* Your goal *
Check every line of the entries that follow, and copy the ones containing "this".

═══ Material for the task ═══

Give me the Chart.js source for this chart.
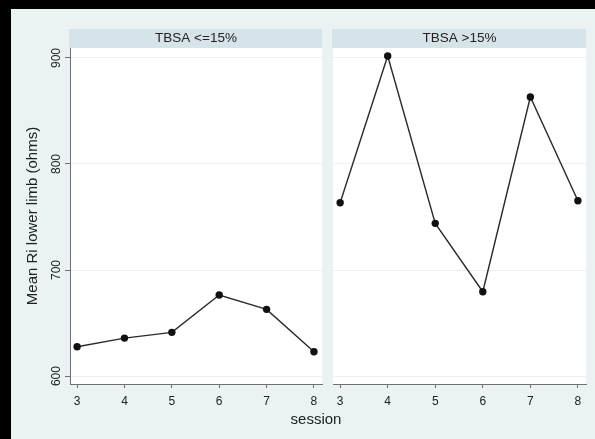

═══
═══ Material for the task ═══

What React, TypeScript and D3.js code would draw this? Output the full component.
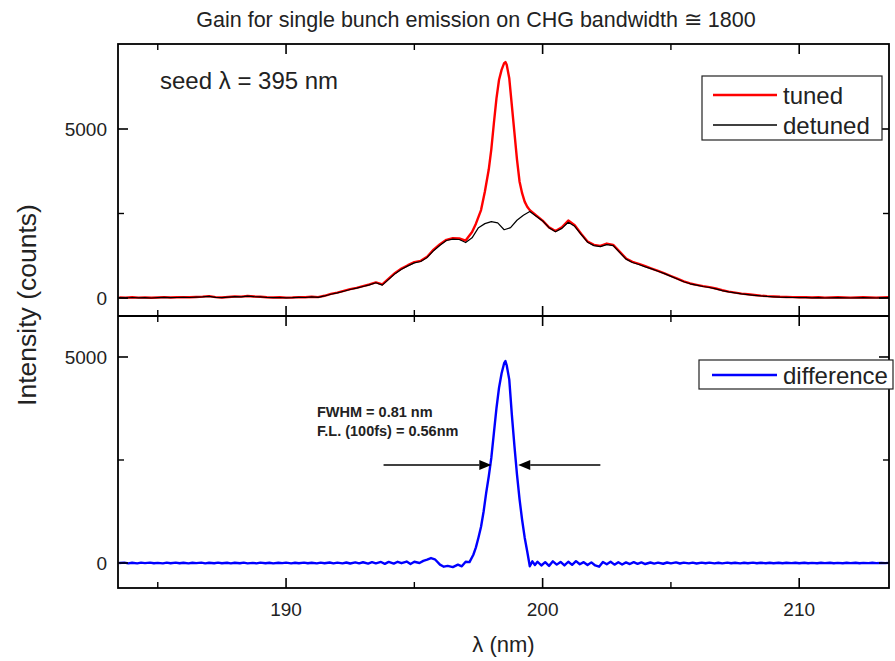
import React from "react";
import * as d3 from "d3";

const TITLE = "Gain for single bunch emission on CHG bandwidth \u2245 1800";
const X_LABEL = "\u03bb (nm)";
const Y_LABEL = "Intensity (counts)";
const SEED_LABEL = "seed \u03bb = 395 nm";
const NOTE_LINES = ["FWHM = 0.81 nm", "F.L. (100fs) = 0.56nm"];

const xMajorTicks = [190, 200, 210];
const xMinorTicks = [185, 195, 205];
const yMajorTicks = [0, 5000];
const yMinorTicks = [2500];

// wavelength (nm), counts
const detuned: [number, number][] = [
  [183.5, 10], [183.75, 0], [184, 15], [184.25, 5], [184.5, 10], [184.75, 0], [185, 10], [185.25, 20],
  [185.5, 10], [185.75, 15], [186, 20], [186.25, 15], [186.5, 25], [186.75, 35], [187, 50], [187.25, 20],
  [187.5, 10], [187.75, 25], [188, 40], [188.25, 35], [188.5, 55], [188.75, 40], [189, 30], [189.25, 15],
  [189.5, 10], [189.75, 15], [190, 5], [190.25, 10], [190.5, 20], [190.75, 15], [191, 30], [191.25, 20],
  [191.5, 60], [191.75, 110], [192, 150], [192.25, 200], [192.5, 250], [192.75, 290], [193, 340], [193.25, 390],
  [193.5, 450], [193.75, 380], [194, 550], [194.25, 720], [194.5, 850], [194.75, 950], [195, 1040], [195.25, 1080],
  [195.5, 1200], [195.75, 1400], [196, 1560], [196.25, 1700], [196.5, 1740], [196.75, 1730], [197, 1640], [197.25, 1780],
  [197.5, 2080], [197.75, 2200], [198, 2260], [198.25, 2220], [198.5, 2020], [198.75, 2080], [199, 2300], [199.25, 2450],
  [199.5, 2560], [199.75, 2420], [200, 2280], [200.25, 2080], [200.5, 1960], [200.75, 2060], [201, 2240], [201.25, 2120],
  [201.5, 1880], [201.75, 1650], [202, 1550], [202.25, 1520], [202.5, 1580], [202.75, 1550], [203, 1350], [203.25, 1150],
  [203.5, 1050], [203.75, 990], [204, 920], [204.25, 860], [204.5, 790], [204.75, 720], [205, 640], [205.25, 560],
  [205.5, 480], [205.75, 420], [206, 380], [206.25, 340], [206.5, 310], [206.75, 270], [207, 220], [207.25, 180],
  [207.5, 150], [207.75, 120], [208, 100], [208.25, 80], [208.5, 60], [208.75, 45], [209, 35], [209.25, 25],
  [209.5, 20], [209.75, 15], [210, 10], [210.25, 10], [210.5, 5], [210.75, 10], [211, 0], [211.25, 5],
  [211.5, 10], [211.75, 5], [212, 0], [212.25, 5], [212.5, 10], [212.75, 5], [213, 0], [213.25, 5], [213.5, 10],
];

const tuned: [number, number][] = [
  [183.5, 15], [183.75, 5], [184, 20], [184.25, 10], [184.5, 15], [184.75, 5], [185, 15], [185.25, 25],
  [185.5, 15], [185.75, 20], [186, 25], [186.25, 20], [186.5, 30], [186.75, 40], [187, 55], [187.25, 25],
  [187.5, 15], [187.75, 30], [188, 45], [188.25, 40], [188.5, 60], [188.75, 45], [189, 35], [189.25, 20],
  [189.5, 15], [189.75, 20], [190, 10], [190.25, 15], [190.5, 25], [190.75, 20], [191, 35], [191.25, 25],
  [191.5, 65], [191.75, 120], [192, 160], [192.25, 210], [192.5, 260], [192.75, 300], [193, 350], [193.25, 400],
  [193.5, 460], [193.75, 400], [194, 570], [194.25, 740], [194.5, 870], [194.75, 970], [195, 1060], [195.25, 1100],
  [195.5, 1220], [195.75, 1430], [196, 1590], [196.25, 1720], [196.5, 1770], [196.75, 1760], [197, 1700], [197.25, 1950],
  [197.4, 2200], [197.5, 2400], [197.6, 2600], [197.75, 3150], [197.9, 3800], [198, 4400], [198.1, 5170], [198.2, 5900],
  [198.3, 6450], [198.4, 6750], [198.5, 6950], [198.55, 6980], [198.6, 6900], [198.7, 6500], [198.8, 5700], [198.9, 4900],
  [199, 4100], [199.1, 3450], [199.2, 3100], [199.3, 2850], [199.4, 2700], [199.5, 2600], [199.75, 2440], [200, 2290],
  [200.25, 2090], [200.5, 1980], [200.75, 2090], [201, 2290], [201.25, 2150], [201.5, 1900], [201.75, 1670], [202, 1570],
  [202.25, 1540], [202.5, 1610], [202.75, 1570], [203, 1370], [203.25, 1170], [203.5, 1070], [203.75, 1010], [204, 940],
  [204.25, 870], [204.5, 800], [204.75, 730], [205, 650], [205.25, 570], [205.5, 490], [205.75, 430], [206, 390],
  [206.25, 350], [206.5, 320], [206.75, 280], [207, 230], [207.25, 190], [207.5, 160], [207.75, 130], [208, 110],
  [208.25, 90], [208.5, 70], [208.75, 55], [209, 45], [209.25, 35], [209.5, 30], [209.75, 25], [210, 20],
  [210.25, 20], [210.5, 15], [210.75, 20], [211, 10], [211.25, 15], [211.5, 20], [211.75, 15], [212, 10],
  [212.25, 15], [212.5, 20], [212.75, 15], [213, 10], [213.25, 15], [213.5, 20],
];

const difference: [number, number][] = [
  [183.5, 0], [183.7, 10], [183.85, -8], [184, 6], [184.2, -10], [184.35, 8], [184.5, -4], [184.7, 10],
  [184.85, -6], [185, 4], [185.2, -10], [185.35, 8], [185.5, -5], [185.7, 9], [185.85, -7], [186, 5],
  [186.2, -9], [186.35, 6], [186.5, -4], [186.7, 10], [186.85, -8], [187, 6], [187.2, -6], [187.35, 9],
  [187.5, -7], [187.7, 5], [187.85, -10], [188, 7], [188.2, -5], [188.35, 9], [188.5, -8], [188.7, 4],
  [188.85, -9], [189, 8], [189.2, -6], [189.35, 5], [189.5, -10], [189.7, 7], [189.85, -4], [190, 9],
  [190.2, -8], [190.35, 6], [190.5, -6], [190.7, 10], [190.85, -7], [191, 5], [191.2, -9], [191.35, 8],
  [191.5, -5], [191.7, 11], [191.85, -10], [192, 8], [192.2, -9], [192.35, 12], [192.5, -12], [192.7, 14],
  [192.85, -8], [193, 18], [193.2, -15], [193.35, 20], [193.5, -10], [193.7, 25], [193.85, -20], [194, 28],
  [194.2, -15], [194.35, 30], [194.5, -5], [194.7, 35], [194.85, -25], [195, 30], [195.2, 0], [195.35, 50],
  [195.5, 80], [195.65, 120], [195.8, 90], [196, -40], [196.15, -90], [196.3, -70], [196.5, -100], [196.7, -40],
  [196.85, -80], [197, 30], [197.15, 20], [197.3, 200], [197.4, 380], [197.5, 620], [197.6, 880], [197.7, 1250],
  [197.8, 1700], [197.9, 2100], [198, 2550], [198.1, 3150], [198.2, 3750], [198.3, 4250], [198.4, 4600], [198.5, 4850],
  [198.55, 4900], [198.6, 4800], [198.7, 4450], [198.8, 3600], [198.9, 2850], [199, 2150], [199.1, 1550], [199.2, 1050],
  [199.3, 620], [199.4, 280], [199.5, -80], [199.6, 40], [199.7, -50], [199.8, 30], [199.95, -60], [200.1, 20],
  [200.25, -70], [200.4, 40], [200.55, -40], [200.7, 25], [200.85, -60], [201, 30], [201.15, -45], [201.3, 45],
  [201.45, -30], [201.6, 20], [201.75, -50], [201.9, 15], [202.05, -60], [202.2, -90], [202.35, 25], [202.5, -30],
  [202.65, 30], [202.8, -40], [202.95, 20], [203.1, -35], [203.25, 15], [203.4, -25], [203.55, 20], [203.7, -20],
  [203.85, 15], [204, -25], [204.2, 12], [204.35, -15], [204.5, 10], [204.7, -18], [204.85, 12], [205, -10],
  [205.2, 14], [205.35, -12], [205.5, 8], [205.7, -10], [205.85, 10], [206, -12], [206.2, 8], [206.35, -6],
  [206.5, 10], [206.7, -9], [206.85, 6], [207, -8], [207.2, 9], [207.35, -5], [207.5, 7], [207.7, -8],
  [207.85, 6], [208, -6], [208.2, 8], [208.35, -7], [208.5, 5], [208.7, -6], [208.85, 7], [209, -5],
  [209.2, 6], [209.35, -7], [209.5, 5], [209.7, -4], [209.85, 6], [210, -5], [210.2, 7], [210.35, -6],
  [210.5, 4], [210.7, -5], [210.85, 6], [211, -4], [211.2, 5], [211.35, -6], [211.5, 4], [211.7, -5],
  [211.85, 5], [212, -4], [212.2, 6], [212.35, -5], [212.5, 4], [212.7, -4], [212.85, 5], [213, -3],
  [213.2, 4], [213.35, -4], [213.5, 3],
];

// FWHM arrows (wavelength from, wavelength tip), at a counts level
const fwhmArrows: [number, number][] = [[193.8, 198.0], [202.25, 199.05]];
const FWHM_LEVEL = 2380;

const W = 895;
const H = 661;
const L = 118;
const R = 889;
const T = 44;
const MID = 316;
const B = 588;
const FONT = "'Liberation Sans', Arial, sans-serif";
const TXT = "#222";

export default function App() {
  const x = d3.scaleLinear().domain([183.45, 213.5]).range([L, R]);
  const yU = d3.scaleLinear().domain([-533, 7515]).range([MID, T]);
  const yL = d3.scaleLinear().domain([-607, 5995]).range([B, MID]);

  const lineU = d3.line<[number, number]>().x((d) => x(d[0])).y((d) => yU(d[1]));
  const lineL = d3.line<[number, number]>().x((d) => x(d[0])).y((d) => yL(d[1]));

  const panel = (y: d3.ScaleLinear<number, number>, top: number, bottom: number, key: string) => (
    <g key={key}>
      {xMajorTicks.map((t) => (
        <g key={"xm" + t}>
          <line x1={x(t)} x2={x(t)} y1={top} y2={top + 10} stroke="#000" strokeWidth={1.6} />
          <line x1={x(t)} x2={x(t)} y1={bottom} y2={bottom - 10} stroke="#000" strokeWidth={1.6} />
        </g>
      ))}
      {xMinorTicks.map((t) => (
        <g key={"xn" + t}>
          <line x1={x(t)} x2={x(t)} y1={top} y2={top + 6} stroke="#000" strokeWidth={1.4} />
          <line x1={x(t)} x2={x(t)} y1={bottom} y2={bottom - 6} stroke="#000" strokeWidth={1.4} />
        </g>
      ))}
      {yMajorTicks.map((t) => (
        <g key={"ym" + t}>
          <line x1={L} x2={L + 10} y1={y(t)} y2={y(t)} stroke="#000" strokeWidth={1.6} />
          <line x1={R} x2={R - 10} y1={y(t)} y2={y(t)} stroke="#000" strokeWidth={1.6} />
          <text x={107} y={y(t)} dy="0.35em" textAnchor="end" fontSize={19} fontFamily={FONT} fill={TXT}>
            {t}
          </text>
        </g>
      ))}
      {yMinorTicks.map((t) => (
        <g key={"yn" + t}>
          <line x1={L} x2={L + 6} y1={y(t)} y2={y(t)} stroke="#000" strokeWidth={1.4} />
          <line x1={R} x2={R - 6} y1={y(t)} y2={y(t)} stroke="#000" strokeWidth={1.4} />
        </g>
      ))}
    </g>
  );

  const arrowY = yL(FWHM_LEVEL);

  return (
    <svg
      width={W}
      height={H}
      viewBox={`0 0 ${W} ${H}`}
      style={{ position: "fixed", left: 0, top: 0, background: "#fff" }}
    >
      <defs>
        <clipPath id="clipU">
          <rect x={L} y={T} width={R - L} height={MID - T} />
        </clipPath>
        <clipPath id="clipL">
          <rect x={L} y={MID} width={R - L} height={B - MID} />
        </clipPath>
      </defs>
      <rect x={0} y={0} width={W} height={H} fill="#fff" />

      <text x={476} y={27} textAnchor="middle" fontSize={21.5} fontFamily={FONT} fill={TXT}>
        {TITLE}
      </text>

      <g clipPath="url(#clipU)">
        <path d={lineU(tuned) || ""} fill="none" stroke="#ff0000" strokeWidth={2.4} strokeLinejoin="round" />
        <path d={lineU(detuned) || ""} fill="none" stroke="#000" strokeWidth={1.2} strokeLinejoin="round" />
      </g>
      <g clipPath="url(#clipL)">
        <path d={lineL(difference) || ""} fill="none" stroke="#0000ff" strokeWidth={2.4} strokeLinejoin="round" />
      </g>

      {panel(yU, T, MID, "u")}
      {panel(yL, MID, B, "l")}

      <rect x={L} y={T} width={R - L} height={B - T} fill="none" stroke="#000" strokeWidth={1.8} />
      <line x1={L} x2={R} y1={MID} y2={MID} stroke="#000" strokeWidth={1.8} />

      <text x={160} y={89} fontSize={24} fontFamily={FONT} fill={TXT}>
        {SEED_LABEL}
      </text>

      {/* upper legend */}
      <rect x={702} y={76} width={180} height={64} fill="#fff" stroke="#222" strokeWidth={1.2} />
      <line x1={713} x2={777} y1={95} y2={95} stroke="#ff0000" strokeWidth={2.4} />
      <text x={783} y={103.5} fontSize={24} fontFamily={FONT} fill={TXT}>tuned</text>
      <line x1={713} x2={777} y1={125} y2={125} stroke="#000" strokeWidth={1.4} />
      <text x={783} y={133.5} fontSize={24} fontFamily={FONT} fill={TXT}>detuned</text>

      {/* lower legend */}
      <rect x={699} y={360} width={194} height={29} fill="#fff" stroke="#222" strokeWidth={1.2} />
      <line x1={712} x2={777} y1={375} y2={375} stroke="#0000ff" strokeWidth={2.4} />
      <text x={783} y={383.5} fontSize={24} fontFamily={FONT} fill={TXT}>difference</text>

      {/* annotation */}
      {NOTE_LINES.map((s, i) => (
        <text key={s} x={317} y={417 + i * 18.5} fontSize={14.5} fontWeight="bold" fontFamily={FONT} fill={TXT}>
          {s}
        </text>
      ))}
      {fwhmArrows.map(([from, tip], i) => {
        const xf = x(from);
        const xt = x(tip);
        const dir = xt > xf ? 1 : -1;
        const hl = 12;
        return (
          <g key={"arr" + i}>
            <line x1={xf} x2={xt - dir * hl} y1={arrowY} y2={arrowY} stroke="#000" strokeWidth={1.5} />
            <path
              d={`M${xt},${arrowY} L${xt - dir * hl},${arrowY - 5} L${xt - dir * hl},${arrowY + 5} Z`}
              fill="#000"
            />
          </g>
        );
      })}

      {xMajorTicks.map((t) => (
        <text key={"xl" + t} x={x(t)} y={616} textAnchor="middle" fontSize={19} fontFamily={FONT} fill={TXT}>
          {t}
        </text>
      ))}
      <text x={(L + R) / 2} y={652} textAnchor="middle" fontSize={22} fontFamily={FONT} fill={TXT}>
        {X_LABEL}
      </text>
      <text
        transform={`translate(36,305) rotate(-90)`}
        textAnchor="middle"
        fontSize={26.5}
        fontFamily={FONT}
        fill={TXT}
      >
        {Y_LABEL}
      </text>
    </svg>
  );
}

═══

* Written solution *
Give me the Chart.js source for this chart.
What React, TypeScript and D3.js code would draw this? Output the full component.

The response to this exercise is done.